Dowiedz się więcej: Polowanie na Czeczenów
Zabójca zjechał nad pobliską Szprewę, wrzucił do wody rower i pakunek, w którym był m.in. pistolet oraz peruka, którą zdjął. Ale topienie roweru zauważyła para spacerujących Niemców, którzy zadzwonili po policję. Patrol znalazł mordercę w krzakach, gdzie się przebierał.
Zabójca okazał się 40-letni Wadim S., urodzony na Syberii – przynajmniej tak wynikało z jego paszportowych danych. Jednak policja miała znaczne wątpliwości, czy dokument był prawdziwy.
Nie podając źródeł, strona internetowa ARD poinformowała we wtorek, że dochodzenie w sprawie zabójstwa chcą przejąć prokuratorzy federalni „z powodu możliwego tła tajnych służb”. Prokuratorzy uważają, że zaangażowane w morderstwo mogło być państwo rosyjskie - dodał portal.
W berlińskim mieszkaniu Wadima S. znaleziono „znaczną ilość gotówki" oraz bilety lotnicze. Do Berlina przyleciał z Moskwy przez Paryż, miał również wykupiony powrotny bilet do rosyjskiej stolicy.
Changoszwili znany był w środowisku czeczeńskim.
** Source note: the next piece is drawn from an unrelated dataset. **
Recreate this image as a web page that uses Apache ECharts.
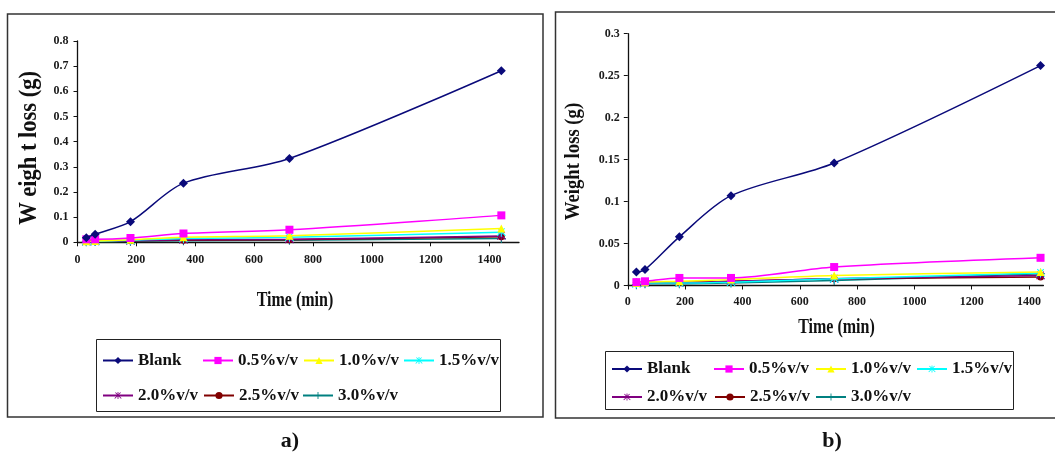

Urodzony w gruzińskim rejonie Pankisi (leżącym na granicy z Czeczenią, zamieszkanym przez Czeczenów) uczestniczył w drugiej wojnie czeczeńskiej (1999–2005) przeciw Rosji. Jego przyjaciele twierdzą, że ktoś chciał go otruć w 2009 r. W 2014 r. próbowano go zabić, podkładając bombę w meczecie w jego rodzinnej wiosce Duisi, rok później strzelano do niego w Tbilisi. Trafiły go cztery kule, ale przeżył. Po tym zamachu uciekł na Ukrainę, a potem do Niemiec.